En zo vertrokken wij deze woensdag richting Zeeland. Met een auto zo volgeladen alsof we 6 weken zouden gaan survivallen in een brandend Zuid-Europees vakantieoord. In feite gaan we maar 4 dagen, naar Zeeland, maar wel met een dreumes van 20 maanden. En dat is een ongeveer hetzelfde, geloof mij. Afijn, fruitella, krentenbollen en pakjes fristi mee en gaan. Ironisch genoeg kwam “Hier aan de kust” van Bløf voorbij op de radio, net voorbij de tunnel naar Terneuzen.
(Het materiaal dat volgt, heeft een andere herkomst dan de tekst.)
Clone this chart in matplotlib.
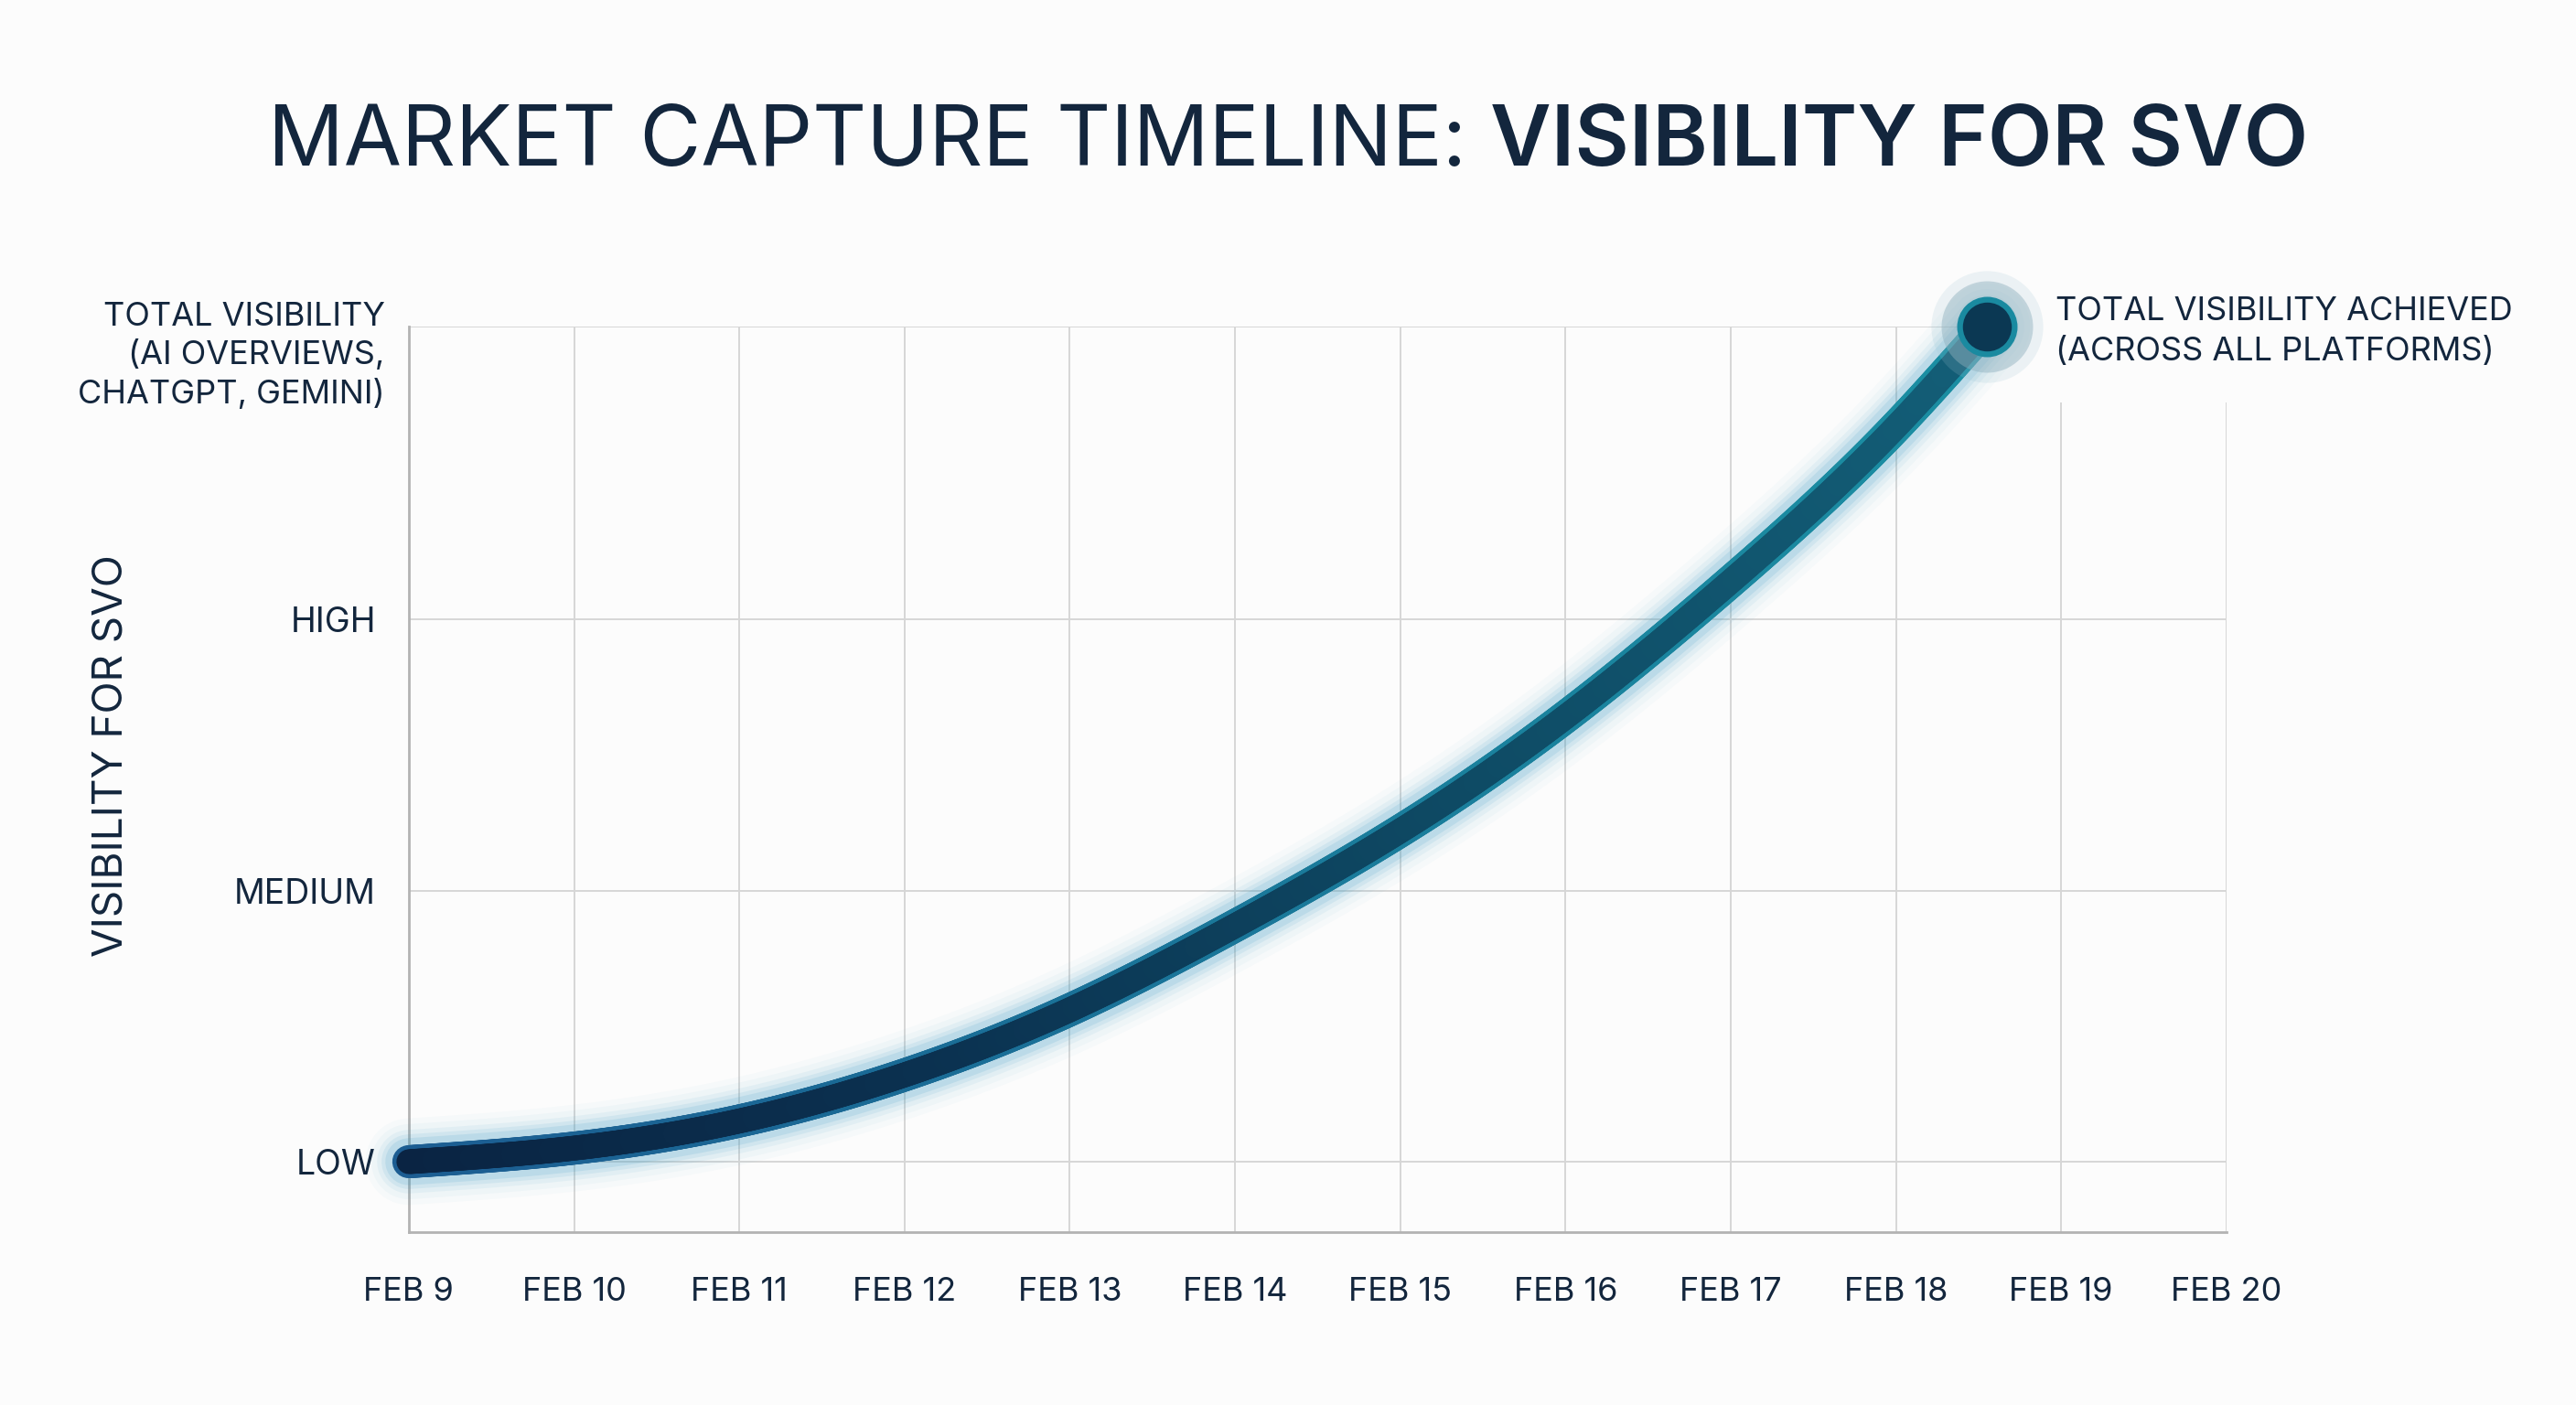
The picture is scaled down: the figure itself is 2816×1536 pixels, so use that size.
import numpy as np
import matplotlib
matplotlib.use('Agg')
import matplotlib.pyplot as plt
from matplotlib.collections import LineCollection
from matplotlib.colors import LinearSegmentedColormap

# ---------------- data ----------------
dates = [9, 10, 11, 12, 13, 14, 15, 16, 17, 18, 18.55]
visibility = [0.00, 0.05, 0.15, 0.32, 0.56, 0.87, 1.22, 1.64, 2.14, 2.71, 3.08]

x_ticks = [9, 10, 11, 12, 13, 14, 15, 16, 17, 18, 19, 20]
x_labels = ['FEB 9', 'FEB 10', 'FEB 11', 'FEB 12', 'FEB 13', 'FEB 14',
            'FEB 15', 'FEB 16', 'FEB 17', 'FEB 18', 'FEB 19', 'FEB 20']
y_ticks = [0, 1, 2, 3.08]
y_labels = ['LOW', 'MEDIUM', 'HIGH', 'TOTAL VISIBILITY\n(AI OVERVIEWS,\nCHATGPT, GEMINI)']

title_regular = 'MARKET CAPTURE TIMELINE: '
title_bold = 'VISIBILITY FOR SVO'
y_axis_label = 'VISIBILITY FOR SVO'
end_annotation = 'TOTAL VISIBILITY ACHIEVED\n(ACROSS ALL PLATFORMS)'

# ---------------- style ----------------
FONT = ['Inter', 'Lato', 'DejaVu Sans']
plt.rcParams['font.family'] = FONT
TEXT = '#13263d'
BG = '#fcfcfc'
GRID = '#d6d6d6'
SPINE = '#b3b3b3'


def natural_spline(xs, ys, n=800):
    xs = np.asarray(xs, float)
    ys = np.asarray(ys, float)
    k = len(xs)
    h = np.diff(xs)
    d = np.diff(ys) / h
    A = np.zeros((k, k))
    r = np.zeros(k)
    A[0, 0] = 1.0
    A[-1, -1] = 1.0
    for i in range(1, k - 1):
        A[i, i - 1] = h[i - 1]
        A[i, i] = 2 * (h[i - 1] + h[i])
        A[i, i + 1] = h[i]
        r[i] = 6 * (d[i] - d[i - 1])
    M = np.linalg.solve(A, r)
    xx = np.linspace(xs[0], xs[-1], n)
    idx = np.clip(np.searchsorted(xs, xx) - 1, 0, k - 2)
    x0, x1 = xs[idx], xs[idx + 1]
    hh = h[idx]
    yy = (M[idx] * (x1 - xx) ** 3 / (6 * hh) + M[idx + 1] * (xx - x0) ** 3 / (6 * hh)
          + (ys[idx] / hh - M[idx] * hh / 6) * (x1 - xx)
          + (ys[idx + 1] / hh - M[idx + 1] * hh / 6) * (xx - x0))
    return xx, yy


fig = plt.figure(figsize=(28.16, 15.36), dpi=100, facecolor=BG)
ax = fig.add_axes([0.1587, 0.1230, 0.7056, 0.6446], facecolor=BG)

ymin, ymax = -0.26, y_ticks[-1]
ax.set_xlim(x_ticks[0], x_ticks[-1])
ax.set_ylim(ymin, ymax)

# grid
clear_top = 2.80  # verticals stop below the end annotation
for xv in x_ticks[1:]:
    top = ymax if xv <= dates[-1] else clear_top
    ax.vlines(xv, ymin, top, color=GRID, lw=1.4, zorder=1)
for yv in y_ticks[:-1]:
    ax.hlines(yv, x_ticks[0], x_ticks[-1], color=GRID, lw=1.4, zorder=1)
ax.hlines(y_ticks[-1], x_ticks[0], dates[-1], color=GRID, lw=1.4, zorder=1)

for s in ['top', 'right']:
    ax.spines[s].set_visible(False)
for s in ['left', 'bottom']:
    ax.spines[s].set_color(SPINE)
    ax.spines[s].set_linewidth(2.0)

ax.set_xticks(x_ticks)
ax.set_xticklabels(x_labels)
ax.set_yticks(y_ticks[:-1])
ax.set_yticklabels(y_labels[:-1])
ax.tick_params(axis='both', length=0, colors=TEXT)
ax.tick_params(axis='x', pad=35, labelsize=26)
ax.tick_params(axis='y', pad=26, labelsize=27)

# total label (multi-line) next to the top level
ax.annotate(y_labels[-1], xy=(0, y_ticks[-1]), xycoords=('axes fraction', 'data'),
            xytext=(-19, -23), textcoords='offset points', ha='right', va='center',
            multialignment='right', fontsize=26, color=TEXT, linespacing=1.3)

# curve
xx, yy = natural_spline(dates, visibility)
# glow
for lw, a in [(68, 0.03), (59, 0.045), (50, 0.07), (43, 0.10), (37, 0.14)]:
    ax.plot(xx, yy, color='#3f9dc4', lw=lw, alpha=a, solid_capstyle='round',
            zorder=3, clip_on=False)

pts = np.column_stack([xx, yy]).reshape(-1, 1, 2)
segs = np.concatenate([pts[:-1], pts[1:]], axis=1)
tparam = np.linspace(0, 1, len(segs))
edge_cmap = LinearSegmentedColormap.from_list('edge', ['#1c5d92', '#1a6c96', '#1a7f9c', '#1b8fa3'])
core_cmap = LinearSegmentedColormap.from_list('core', ['#0a2443', '#0b3150', '#0e4a64', '#135e77'])
lc_edge = LineCollection(segs, colors=edge_cmap(tparam), linewidths=26,
                         capstyle='round', joinstyle='round', zorder=4, clip_on=False)
lc_core = LineCollection(segs, colors=core_cmap(tparam), linewidths=19.5,
                         capstyle='round', joinstyle='round', zorder=5, clip_on=False)
ax.add_collection(lc_edge)
ax.add_collection(lc_core)

# end marker
ax.plot(dates[-1], visibility[-1], 'o', ms=88, color='#9ec4d2', alpha=0.18, mew=0, zorder=6, clip_on=False)
ax.plot(dates[-1], visibility[-1], 'o', ms=72, color='#8fb0bd', alpha=0.45, mew=0, zorder=6, clip_on=False)
ax.plot(dates[-1], visibility[-1], 'o', ms=43, mfc='#0b3853', mec='#1a8aa0', mew=4.5, zorder=7, clip_on=False)

ax.annotate(end_annotation, xy=(dates[-1], visibility[-1]), xytext=(54, -4),
            textcoords='offset points', ha='left', va='center', fontsize=26,
            color=TEXT, linespacing=1.45)

# y axis title
fig.text(122 / 2816, 1 - 826 / 1536, y_axis_label, rotation=90, ha='center', va='center',
         fontsize=33, color=TEXT)

# title in two weights
fig.canvas.draw()
renderer = fig.canvas.get_renderer()
t1 = fig.text(0, 1 - 181 / 1536, title_regular.strip(), fontsize=66, color=TEXT,
              ha='left', va='baseline', fontweight='normal')
t2 = fig.text(0, 1 - 181 / 1536, title_bold, fontsize=66, color=TEXT,
              ha='left', va='baseline', fontweight='semibold')
probe = fig.text(0, 0, 'A A', fontsize=66)
probe2 = fig.text(0, 0, 'AA', fontsize=66)
sp = probe.get_window_extent(renderer).width - probe2.get_window_extent(renderer).width
probe.remove()
probe2.remove()
w1 = t1.get_window_extent(renderer).width
w2 = t2.get_window_extent(renderer).width
W = fig.get_figwidth() * fig.dpi
total = w1 + sp + w2
x0 = (W / 2 - total / 2)
t1.set_x(x0 / W)
t2.set_x((x0 + w1 + sp) / W)

fig.savefig('out.png', dpi=100, facecolor=BG)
Ik verzin het echt niet, u mag het aan mijn vrouw vragen. En het moest zo zijn.
Want elke keer als ik Zeeuws-Vlaanderen binnenrijd, gebeurt er iets met mij. Mijn hartslag halveert, de ademhaling gaat dieper en de schouders gaan ietsje meer in de relax stand. Hier is het altijd vakantie. Hier duurt een dag 48 uur en hier heeft nooit iemand stress of haast. Althans, op de paniekerige Duitsers en randstad toeristen na. Maar die worden hier schouderophalend geaccepteerd, al jaar en dag. Nee, hier in Zeeuws-Vlaanderen overvalt mij een diepe, melancholische rust. Elke keer weer.
En nu ik hier weer ben met mijn vrouw en met Maud, op de plek waar zoveel herinneringen liggen, zie ik mezelf weer lopen. Door de Grote Christoffelstraat. Huisje nummer 12. Ik zie mezelf weer zitten, achter op de fiets bij mijn broer, door het zomerdorp. Toen ik met Maud het water in ging zag ik de tennisbal in het water plonsen. De tennisbal die mijn vader naar mij gooide op exact dezelfde plek, meer dan 25 jaar jaar geleden. Toen we uit eten gingen, keek ik weer mijn ogen uit en was ik weer 13. Uit eten in Cadzand. Er speelde weer een oude man piano midden in het restaurant en heel even was die serveerster er weer waar ik zo verliefd op werd die avond. Heel even was ik vandaag zelf weer 13.
Mijn vrouw en ik banjeren met Maud door de branding en ik zie dezelfde twinkeling in haar ogen en diezelfde schaterlach als ik toen had. Ze geniet. Wij genieten en we maken herinneringen. Voor altijd. En dat, dat is geluk en dat is echte rijkdom.